PHILADELPHIA, Nov. 16 (UPI) -- A Pennsylvania judge denied a request by Bill Cosby to have sexual assault charges against him thrown out while ruling women accusing the former comedian of assaulted them do not need to undergo competency hearings -- though he did not say if they will be permitted to testify in the trial.
Montgomery County Judge Steven O'Neil said the trial will move forward but he has not decided if 13 women accusing Cosby of sexual assault will be permitted to testify, nor has he decided whether he will allow prosecutors to introduce as evidence a 12-year-old deposition of Cosby seemingly admitting to obtaining drugs in the 1970s to use in sexual encounters with women.
Cosby has been charged with drugging and sexually assaulting Andrea Constand in 2004, an accusation she sued Cosby over and won a settlement from in the resulting trial.
"We are gratified that the court denied Mr. Cosby's attempt to put potential 'prior bad act' witnesses through a competency hearing which could have intimidated and harassed them," Gloria Allred, who represents some of the 13 women, told NBC News in an email. "Once again, Mr. Cosby and his legal team have lost another legal attempt to avoid having to face his accuser in a court of law.

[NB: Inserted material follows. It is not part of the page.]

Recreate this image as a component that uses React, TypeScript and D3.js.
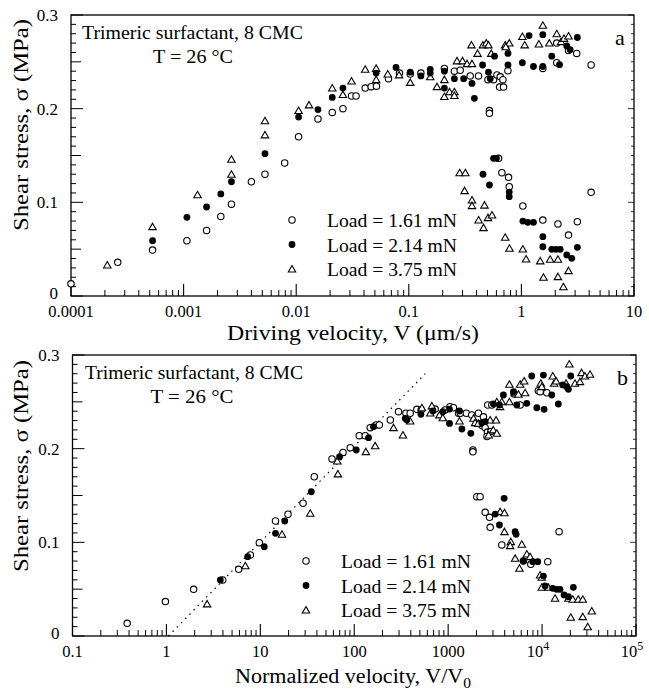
import React from "react";
import * as d3 from "d3";

type Pt = [number, number];

// ---------- Panel a data: driving velocity (µm/s), shear stress (MPa) ----------
const aOpen: Pt[] = [
  [0.0001,0.013],[0.00026,0.036],[0.00053,0.049],[0.00107,0.059],[0.0016,0.070],[0.00214,0.085],[0.00266,0.098],[0.004,0.122],[0.00528,0.130],[0.0079,0.142],[0.0105,0.170],[0.0156,0.189],[0.0209,0.196],[0.026,0.200],[0.031,0.2135],[0.034,0.2135],[0.041,0.222],[0.0463,0.2235],[0.0516,0.224],[0.066,0.232],[0.0826,0.238],[0.103,0.237],[0.128,0.238],[0.207,0.243],[0.254,0.240],[0.286,0.241],[0.351,0.235],[0.416,0.235],[0.505,0.231],[0.566,0.231],[0.607,0.236],[0.649,0.234],[0.685,0.231],[0.64,0.223],[0.694,0.223],[0.52,0.198],[0.52,0.195],[0.759,0.2405],[1.55,0.243],[2.06,0.270],[2.06,0.249],[2.62,0.262],[3.1,0.259],[4.16,0.2466],
  [0.627,0.147],[0.671,0.1316],[0.769,0.1267],[0.78,0.1167],[1.03,0.0961],[1.55,0.0811],[2.11,0.0769],[3.14,0.0793],[2.62,0.065],[4.16,0.1107],
];
const aFilled: Pt[] = [
  [0.00053,0.059],[0.00107,0.084],[0.0016,0.095],[0.00214,0.109],[0.00266,0.122],[0.00528,0.152],[0.0105,0.191],[0.0156,0.199],[0.0209,0.212],[0.026,0.222],[0.0513,0.238],[0.077,0.244],[0.103,0.239],[0.128,0.235],[0.155,0.242],[0.155,0.238],[0.207,0.240],[0.207,0.222],[0.254,0.232],[0.307,0.232],[0.364,0.227],[0.382,0.211],[0.452,0.2466],[0.51,0.239],[0.529,0.232],[0.577,0.256],[0.76,0.2466],[0.76,0.259],[1.02,0.249],[1.17,0.278],[1.28,0.245],[1.55,0.245],[1.55,0.279],[1.86,0.256],[2.18,0.247],[2.53,0.267],[2.71,0.263],[3.14,0.276],
  [0.566,0.147],[0.6,0.147],[0.456,0.130],[0.52,0.1185],[0.78,0.111],[0.78,0.106],[1.03,0.080],[1.14,0.0787],[1.28,0.0787],[1.55,0.0633],[1.55,0.0526],[1.86,0.0498],[2.03,0.0498],[2.21,0.0498],[2.53,0.0438],[2.8,0.0402],[3.14,0.052],
];
const aTri: Pt[] = [
  [0.00021,0.033],[0.00053,0.074],[0.00133,0.108],[0.00266,0.130],[0.00266,0.146],[0.00528,0.172],[0.00528,0.187],[0.0105,0.198],[0.013,0.204],[0.0209,0.222],[0.026,0.215],[0.031,0.2295],[0.041,0.242],[0.0513,0.243],[0.0513,0.231],[0.065,0.237],[0.082,0.236],[0.103,0.228],[0.155,0.234],[0.178,0.2235],[0.207,0.231],[0.207,0.213],[0.23,0.218],[0.254,0.218],[0.254,0.214],[0.268,0.251],[0.30,0.251],[0.329,0.248],[0.364,0.248],[0.36,0.268],[0.408,0.259],[0.455,0.268],[0.487,0.270],[0.51,0.268],[0.54,0.259],[0.718,0.268],[0.78,0.270],[0.727,0.266],[1.02,0.277],[1.07,0.268],[1.43,0.269],[1.55,0.289],[1.77,0.270],[2.06,0.280],[2.25,0.2715],[2.39,0.275],[2.62,0.2776],
  [0.283,0.1316],[0.318,0.1316],[0.313,0.1124],[0.364,0.1025],[0.364,0.0964],[0.47,0.097],[0.417,0.0811],[0.461,0.0729],[0.505,0.0836],[0.548,0.0865],[0.718,0.0627],[0.784,0.0509],[1.03,0.0502],[1.1,0.0395],[1.47,0.0374],[1.8,0.0392],[2.11,0.0392],[1.57,0.020],[2.11,0.0206],[2.62,0.027],[2.36,0.0099],
];

// ---------- Panel b data: normalized velocity V/V0, shear stress (MPa) ----------
const bOpen: Pt[] = [
  [0.382,0.0135],[0.975,0.0367],[1.95,0.0498],[3.97,0.0598],[5.88,0.0712],[7.83,0.0865],[9.76,0.0996],[14.5,0.1228],[19.7,0.130],[28.5,0.1417],[37.5,0.170],[58,0.189],[75.9,0.196],[90.6,0.201],[113,0.2139],[131,0.2139],[148,0.2224],[171,0.2253],[185,0.2253],[242,0.2306],[296,0.2395],[355,0.2378],[394,0.2378],[464,0.242],[516,0.2413],[727,0.2423],[929,0.2413],[1046,0.2448],[1138,0.2437],[1289,0.2378],[1349,0.2378],[1560,0.2378],[1782,0.236],[2100,0.2378],[2375,0.234],[2290,0.2247],[2475,0.2224],[2620,0.2177],[2590,0.213],[2845,0.2183],[1833,0.1986],[1833,0.1966],[2640,0.2466],[2917,0.2466],[5040,0.2583],[9120,0.2619],[9530,0.2608],[11220,0.2597],[5840,0.2466],
  [2018,0.1487],[2188,0.1487],[2477,0.132],[2754,0.1267],[2800,0.116],[15170,0.1114],[3725,0.0972],[6325,0.080],[7580,0.0765],[11500,0.0793],
];
const bFilled: Pt[] = [
  [3.75,0.0598],[7.33,0.0847],[11,0.0953],[14.5,0.1096],[18.2,0.1228],[34.9,0.154],[69.8,0.1914],[105,0.1986],[142,0.2117],[160,0.2235],[349,0.2324],[363,0.2306],[513,0.2367],[687,0.2402],[879,0.2395],[1033,0.2423],[1033,0.227],[1318,0.2402],[1400,0.221],[1743,0.2164],[2280,0.2277],[2477,0.2288],[3036,0.2477],[3873,0.2573],[3516,0.2466],[4955,0.2608],[5380,0.2466],[6871,0.2484],[8790,0.2437],[10500,0.242],[7760,0.2776],[10330,0.2786],[12680,0.2573],[14890,0.2477],[16590,0.268],[18290,0.2662],[19050,0.2634],[20200,0.2776],
  [3945,0.147],[3170,0.1302],[3516,0.1185],[5164,0.1114],[5290,0.1086],[6325,0.080],[7960,0.0793],[8990,0.0793],[10330,0.064],[10770,0.0534],[12970,0.0509],[14310,0.0498],[15520,0.0498],[17140,0.0438],[19050,0.042],[21520,0.052],
];
const bTri: Pt[] = [
  [2.71,0.0342],[6.92,0.075],[17,0.1086],[34,0.131],[67,0.173],[66,0.1868],[133,0.1968],[167,0.203],[262,0.2224],[330,0.2146],[394,0.2295],[525,0.2437],[645,0.238],[671,0.2456],[808,0.236],[877,0.233],[1318,0.2295],[1862,0.2324],[1936,0.2277],[2090,0.227],[2800,0.2306],[3236,0.2306],[2690,0.2146],[3020,0.220],[3296,0.2164],[3296,0.250],[3725,0.250],[4487,0.250],[3573,0.2448],[4487,0.2687],[5840,0.2687],[6440,0.2722],[5160,0.2597],[5600,0.258],[6600,0.2597],[9690,0.2698],[9930,0.2662],[13000,0.2776],[13430,0.2698],[14100,0.2722],[18000,0.2698],[19500,0.2904],[22400,0.2698],[25300,0.2715],[26300,0.2811],[28600,0.2776],[32400,0.2794],
  [3573,0.1327],[3975,0.1316],[3975,0.1114],[4645,0.1007],[4571,0.0964],[6080,0.0979],[5164,0.0829],[5740,0.0723],[6871,0.0875],[7450,0.0847],[9530,0.0651],[9930,0.0627],[9930,0.052],[11660,0.052],[13740,0.0402],[19050,0.0402],[21220,0.0392],[24300,0.0392],[27100,0.0392],[20200,0.020],[27100,0.0206],[33800,0.0267],[30600,0.0099],
];

// dotted fit line in panel b
const fitX = [1.05, 570];
const fitY = [0, 0.28];

const yTicks = [0, 0.1, 0.2, 0.3];
const yTickLabels = ["0", "0.1", "0.2", "0.3"];
const aXTicks = [1e-4, 1e-3, 1e-2, 1e-1, 1, 10];
const aXTickLabels = ["0.0001", "0.001", "0.01", "0.1", "1", "10"];
const bXTicks = [0.1, 1, 10, 100, 1000, 1e4, 1e5];
const bXTickLabels = ["0.1", "1", "10", "100", "1000", "10^4", "10^5"];
const legendLabels = ["Load = 1.61 mN", "Load = 2.14 mN", "Load = 3.75 mN"];

const FONT = "'Liberation Serif', 'Times New Roman', serif";

const triPath = d3.symbol().type(d3.symbolTriangle).size(24)() as string;

function Marker({ kind, x, y }: { kind: number; x: number; y: number }) {
  if (kind === 0) return <circle cx={x} cy={y} r={3.2} fill="white" stroke="black" strokeWidth={1.1} />;
  if (kind === 1) return <circle cx={x} cy={y} r={3.4} fill="black" />;
  return <path d={triPath} transform={`translate(${x},${y + 0.8})`} fill="white" stroke="black" strokeWidth={1.1} />;
}

interface PanelProps {
  x0: number; x1: number; y0: number; y1: number;
  domain: [number, number];
  xTicks: number[]; xTickLabels: string[];
  series: Pt[][];
  letter: string;
  xTitle: React.ReactNode;
  xTitleLen: number;
  xTitleOffset: number;
  legendX: number; legendY: number;
  yTitleCenter: number;
  noteX: number; noteLen: number; tempCx: number; tempLen: number;
  fit?: boolean;
}

function Panel(p: PanelProps) {
  const x = d3.scaleLog().domain(p.domain).range([p.x0, p.x1]);
  const y = d3.scaleLinear().domain([0, 0.3]).range([p.y1, p.y0]);
  const minor: number[] = [];
  const lo = Math.round(Math.log10(p.domain[0]));
  const hi = Math.round(Math.log10(p.domain[1]));
  for (let e = lo; e < hi; e++) for (let m = 2; m <= 9; m++) minor.push(m * Math.pow(10, e));
  const yMinor = d3.range(0, 31).map((i) => i / 100);
  const line = d3.line<number>().x((_, i) => x(fitX[i])).y((v) => y(v));
  const order = [0, 2, 1];
  return (
    <g fontFamily={FONT} fill="black">
      {/* y ticks */}
      {yMinor.map((v, i) => {
        const len = i % 10 === 0 ? 12 : i % 5 === 0 ? 10 : 5;
        return (
          <g key={"ym" + i}>
            <line x1={p.x0} x2={p.x0 + len} y1={y(v)} y2={y(v)} stroke="black" strokeWidth={1} />
            <line x1={p.x1} x2={p.x1 - (i % 10 === 0 ? 6 : 3)} y1={y(v)} y2={y(v)} stroke="black" strokeWidth={0.8} />
          </g>
        );
      })}
      {/* x ticks */}
      {minor.map((v, i) => (
        <line key={"xm" + i} x1={x(v)} x2={x(v)} y1={p.y1} y2={p.y1 - 6} stroke="black" strokeWidth={1} />
      ))}
      {p.xTicks.map((v, i) => (
        <line key={"xM" + i} x1={x(v)} x2={x(v)} y1={p.y1} y2={p.y1 - 12} stroke="black" strokeWidth={1.1} />
      ))}
      <rect x={p.x0} y={p.y0} width={p.x1 - p.x0} height={p.y1 - p.y0} fill="none" stroke="black" strokeWidth={1.3} />
      {/* tick labels */}
      {yTicks.map((v, i) => (
        <text key={"yl" + i} x={p.x0 - 13} y={y(v) + (i === 0 ? 3 : 6)} textAnchor="end" fontSize={17}>{yTickLabels[i]}</text>
      ))}
      {p.xTicks.map((v, i) => {
        const lab = p.xTickLabels[i];
        if (lab.includes("^")) {
          const [b, e] = lab.split("^");
          return (
            <text key={"xl" + i} x={x(v) - 4} y={p.y1 + 21} textAnchor="middle" fontSize={16.5}>
              {b}<tspan dy={-7} fontSize={12}>{e}</tspan>
            </text>
          );
        }
        return <text key={"xl" + i} x={x(v)} y={p.y1 + 21} textAnchor="middle" fontSize={16.5}>{lab}</text>;
      })}
      {/* titles */}
      <text transform={`translate(28,${p.yTitleCenter}) rotate(-90)`} textAnchor="middle" fontSize={20}
        textLength={212} lengthAdjust="spacingAndGlyphs">
        Shear stress, σ (MPa)
      </text>
      <text x={353} y={p.y1 + p.xTitleOffset} textAnchor="middle" fontSize={20}
        textLength={p.xTitleLen} lengthAdjust="spacingAndGlyphs">{p.xTitle}</text>
      <text x={p.noteX} y={p.y0 + 24} fontSize={19} textLength={p.noteLen} lengthAdjust="spacingAndGlyphs">
        Trimeric surfactant, 8 CMC
      </text>
      <text x={p.tempCx} y={p.y0 + 48} textAnchor="middle" fontSize={19} textLength={p.tempLen} lengthAdjust="spacingAndGlyphs">
        T = 26 °C
      </text>
      <text x={p.x1 - 19} y={p.y0 + 30} fontSize={22}>{p.letter}</text>
      {/* fit line */}
      {p.fit && (
        <path d={line(fitY) as string} fill="none" stroke="black" strokeWidth={1.2} strokeDasharray="1.5,4.5" />
      )}
      {/* data */}
      {order.map((k) => (
        <g key={"s" + k}>
          {p.series[k].map((d, i) => (
            <Marker key={i} kind={k} x={x(d[0])} y={y(d[1])} />
          ))}
        </g>
      ))}
      {/* legend */}
      {legendLabels.map((t, i) => (
        <g key={"lg" + i}>
          <Marker kind={i} x={p.legendX} y={p.legendY + i * 24.5} />
          <text x={p.legendX + 35} y={p.legendY + i * 24.5 + 7} fontSize={19}
            textLength={130} lengthAdjust="spacingAndGlyphs">{t}</text>
        </g>
      ))}
    </g>
  );
}

export default function App() {
  return (
    <svg width={649} height={696} style={{ position: "absolute", left: 0, top: 0, background: "white" }}>
      <rect width={649} height={696} fill="white" />
      <Panel
        x0={71} x1={634} y0={15} y1={296}
        domain={[1e-4, 10]}
        xTicks={aXTicks} xTickLabels={aXTickLabels}
        series={[aOpen, aFilled, aTri]}
        letter="a"
        xTitle={<>Driving velocity, V (μm/s)</>}
        xTitleLen={252}
        xTitleOffset={44}
        legendX={292} legendY={220}
        yTitleCenter={125}
        noteX={82} noteLen={221} tempCx={193} tempLen={80}
      />
      <Panel
        x0={72.5} x1={636} y0={355} y1={636}
        domain={[0.1, 1e5]}
        xTicks={bXTicks} xTickLabels={bXTickLabels}
        series={[bOpen, bFilled, bTri]}
        letter="b"
        xTitle={<>Normalized velocity, V/V<tspan fontSize={14} dy={5}>0</tspan></>}
        xTitleLen={236}
        xTitleOffset={47}
        legendX={306} legendY={561}
        yTitleCenter={466}
        noteX={85} noteLen={218} tempCx={192} tempLen={83}
        fit
      />
    </svg>
  );
}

Cosby has been accused by dozens of women of drugging and sexually assaulting them starting in the 1970s and continuing at least through Constand's accusation that he did so at his home in 2004. Cosby sought to have the case tossed based on the 12-year delay by prosecutors to file charges, also arguing that the entertainer is legally blind because of "end stage glaucoma" and it is unfair to put him on trial.
Cosby's lawyers wanted O'Neil to question each of the 13 other accusers prosecutors may call while to the stand by questioning their memory of things that happened, in some cases, decades ago. The judge declined to question them, but he has not ruled on whether he will permit them to testify.
O'Neil also has yet to rule on a request by defense lawyers not to allow Cosby's deposition from Constand's civil case against him in 2004, during which the comedian admitted he'd bought Quaaludes specifically to give to young women he wanted to have sex with. Cosby's lawyers argue the deposition should not have been unsealed and that he'd never have testified had he known criminal charges would be filed against him.
The next court hearing is scheduled for Dec. 13 and 14 regarding suppression of evidence in the case, and the trial is scheduled to start next June. Cosby has been out on bail since his arrest on the charges last December.